### [WRITTEN TASK]
Restate the data below word for word. Skip any images it contains.

::: RECORDED DATA

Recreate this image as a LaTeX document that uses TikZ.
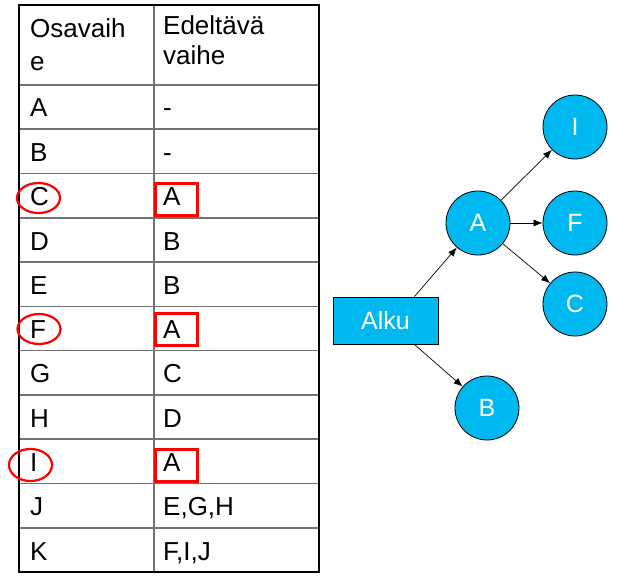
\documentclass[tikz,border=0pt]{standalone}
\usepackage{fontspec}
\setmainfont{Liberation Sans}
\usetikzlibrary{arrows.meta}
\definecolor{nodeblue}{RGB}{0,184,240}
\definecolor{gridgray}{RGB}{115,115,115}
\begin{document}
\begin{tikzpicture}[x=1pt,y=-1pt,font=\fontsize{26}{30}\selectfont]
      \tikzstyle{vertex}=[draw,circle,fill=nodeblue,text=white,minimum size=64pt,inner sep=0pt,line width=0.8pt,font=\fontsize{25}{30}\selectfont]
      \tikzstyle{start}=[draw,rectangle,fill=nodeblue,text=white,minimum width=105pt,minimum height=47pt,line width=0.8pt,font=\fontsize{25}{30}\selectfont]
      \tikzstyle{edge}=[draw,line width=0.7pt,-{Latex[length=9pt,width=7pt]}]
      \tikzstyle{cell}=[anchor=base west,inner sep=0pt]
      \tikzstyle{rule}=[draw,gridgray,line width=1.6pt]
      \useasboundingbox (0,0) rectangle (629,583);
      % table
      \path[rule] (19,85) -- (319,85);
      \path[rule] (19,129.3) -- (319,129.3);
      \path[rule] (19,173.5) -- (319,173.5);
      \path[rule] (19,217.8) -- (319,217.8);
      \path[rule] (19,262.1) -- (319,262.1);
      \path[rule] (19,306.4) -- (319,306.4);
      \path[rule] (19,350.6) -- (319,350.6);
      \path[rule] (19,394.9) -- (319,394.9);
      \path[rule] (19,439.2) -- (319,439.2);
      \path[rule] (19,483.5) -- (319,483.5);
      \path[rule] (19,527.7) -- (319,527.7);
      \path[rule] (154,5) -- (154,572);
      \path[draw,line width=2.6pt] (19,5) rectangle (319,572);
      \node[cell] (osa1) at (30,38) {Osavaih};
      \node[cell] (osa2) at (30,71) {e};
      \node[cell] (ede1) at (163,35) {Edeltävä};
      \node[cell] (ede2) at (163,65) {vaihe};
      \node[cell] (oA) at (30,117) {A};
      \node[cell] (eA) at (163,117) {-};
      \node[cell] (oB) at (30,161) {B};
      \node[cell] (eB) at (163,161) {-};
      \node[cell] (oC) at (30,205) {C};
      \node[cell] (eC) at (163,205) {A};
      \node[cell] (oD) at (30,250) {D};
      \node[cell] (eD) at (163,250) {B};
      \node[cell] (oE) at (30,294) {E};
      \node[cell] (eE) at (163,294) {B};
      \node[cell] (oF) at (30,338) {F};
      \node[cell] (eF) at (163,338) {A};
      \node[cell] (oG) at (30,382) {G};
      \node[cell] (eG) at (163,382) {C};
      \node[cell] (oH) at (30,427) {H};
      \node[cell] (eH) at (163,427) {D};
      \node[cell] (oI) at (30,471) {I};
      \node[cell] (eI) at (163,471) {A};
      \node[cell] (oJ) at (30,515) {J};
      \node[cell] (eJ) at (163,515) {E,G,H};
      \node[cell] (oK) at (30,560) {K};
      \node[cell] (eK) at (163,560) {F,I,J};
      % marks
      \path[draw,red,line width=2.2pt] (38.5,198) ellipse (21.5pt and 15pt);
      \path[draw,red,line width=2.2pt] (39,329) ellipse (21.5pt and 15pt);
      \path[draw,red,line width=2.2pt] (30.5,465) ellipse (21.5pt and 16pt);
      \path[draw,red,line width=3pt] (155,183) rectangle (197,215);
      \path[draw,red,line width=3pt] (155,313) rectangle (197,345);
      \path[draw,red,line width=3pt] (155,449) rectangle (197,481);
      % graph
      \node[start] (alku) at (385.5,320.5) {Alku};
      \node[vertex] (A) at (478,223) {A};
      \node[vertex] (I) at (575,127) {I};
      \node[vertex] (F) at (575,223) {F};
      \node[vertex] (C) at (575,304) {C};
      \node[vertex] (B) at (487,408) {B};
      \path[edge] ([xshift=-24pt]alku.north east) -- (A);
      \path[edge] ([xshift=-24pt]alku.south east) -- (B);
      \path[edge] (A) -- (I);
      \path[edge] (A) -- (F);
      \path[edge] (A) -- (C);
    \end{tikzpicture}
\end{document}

::::::

### [TASK RESPONSE]
Recreate this image as a LaTeX document that uses TikZ.
\documentclass[tikz,border=0pt]{standalone}
\usepackage{fontspec}
\setmainfont{Liberation Sans}
\usetikzlibrary{arrows.meta}
\definecolor{nodeblue}{RGB}{0,184,240}
\definecolor{gridgray}{RGB}{115,115,115}
\begin{document}
\begin{tikzpicture}[x=1pt,y=-1pt,font=\fontsize{26}{30}\selectfont]
      \tikzstyle{vertex}=[draw,circle,fill=nodeblue,text=white,minimum size=64pt,inner sep=0pt,line width=0.8pt,font=\fontsize{25}{30}\selectfont]
      \tikzstyle{start}=[draw,rectangle,fill=nodeblue,text=white,minimum width=105pt,minimum height=47pt,line width=0.8pt,font=\fontsize{25}{30}\selectfont]
      \tikzstyle{edge}=[draw,line width=0.7pt,-{Latex[length=9pt,width=7pt]}]
      \tikzstyle{cell}=[anchor=base west,inner sep=0pt]
      \tikzstyle{rule}=[draw,gridgray,line width=1.6pt]
      \useasboundingbox (0,0) rectangle (629,583);
      % table
      \path[rule] (19,85) -- (319,85);
      \path[rule] (19,129.3) -- (319,129.3);
      \path[rule] (19,173.5) -- (319,173.5);
      \path[rule] (19,217.8) -- (319,217.8);
      \path[rule] (19,262.1) -- (319,262.1);
      \path[rule] (19,306.4) -- (319,306.4);
      \path[rule] (19,350.6) -- (319,350.6);
      \path[rule] (19,394.9) -- (319,394.9);
      \path[rule] (19,439.2) -- (319,439.2);
      \path[rule] (19,483.5) -- (319,483.5);
      \path[rule] (19,527.7) -- (319,527.7);
      \path[rule] (154,5) -- (154,572);
      \path[draw,line width=2.6pt] (19,5) rectangle (319,572);
      \node[cell] (osa1) at (30,38) {Osavaih};
      \node[cell] (osa2) at (30,71) {e};
      \node[cell] (ede1) at (163,35) {Edeltävä};
      \node[cell] (ede2) at (163,65) {vaihe};
      \node[cell] (oA) at (30,117) {A};
      \node[cell] (eA) at (163,117) {-};
      \node[cell] (oB) at (30,161) {B};
      \node[cell] (eB) at (163,161) {-};
      \node[cell] (oC) at (30,205) {C};
      \node[cell] (eC) at (163,205) {A};
      \node[cell] (oD) at (30,250) {D};
      \node[cell] (eD) at (163,250) {B};
      \node[cell] (oE) at (30,294) {E};
      \node[cell] (eE) at (163,294) {B};
      \node[cell] (oF) at (30,338) {F};
      \node[cell] (eF) at (163,338) {A};
      \node[cell] (oG) at (30,382) {G};
      \node[cell] (eG) at (163,382) {C};
      \node[cell] (oH) at (30,427) {H};
      \node[cell] (eH) at (163,427) {D};
      \node[cell] (oI) at (30,471) {I};
      \node[cell] (eI) at (163,471) {A};
      \node[cell] (oJ) at (30,515) {J};
      \node[cell] (eJ) at (163,515) {E,G,H};
      \node[cell] (oK) at (30,560) {K};
      \node[cell] (eK) at (163,560) {F,I,J};
      % marks
      \path[draw,red,line width=2.2pt] (38.5,198) ellipse (21.5pt and 15pt);
      \path[draw,red,line width=2.2pt] (39,329) ellipse (21.5pt and 15pt);
      \path[draw,red,line width=2.2pt] (30.5,465) ellipse (21.5pt and 16pt);
      \path[draw,red,line width=3pt] (155,183) rectangle (197,215);
      \path[draw,red,line width=3pt] (155,313) rectangle (197,345);
      \path[draw,red,line width=3pt] (155,449) rectangle (197,481);
      % graph
      \node[start] (alku) at (385.5,320.5) {Alku};
      \node[vertex] (A) at (478,223) {A};
      \node[vertex] (I) at (575,127) {I};
      \node[vertex] (F) at (575,223) {F};
      \node[vertex] (C) at (575,304) {C};
      \node[vertex] (B) at (487,408) {B};
      \path[edge] ([xshift=-24pt]alku.north east) -- (A);
      \path[edge] ([xshift=-24pt]alku.south east) -- (B);
      \path[edge] (A) -- (I);
      \path[edge] (A) -- (F);
      \path[edge] (A) -- (C);
    \end{tikzpicture}
\end{document}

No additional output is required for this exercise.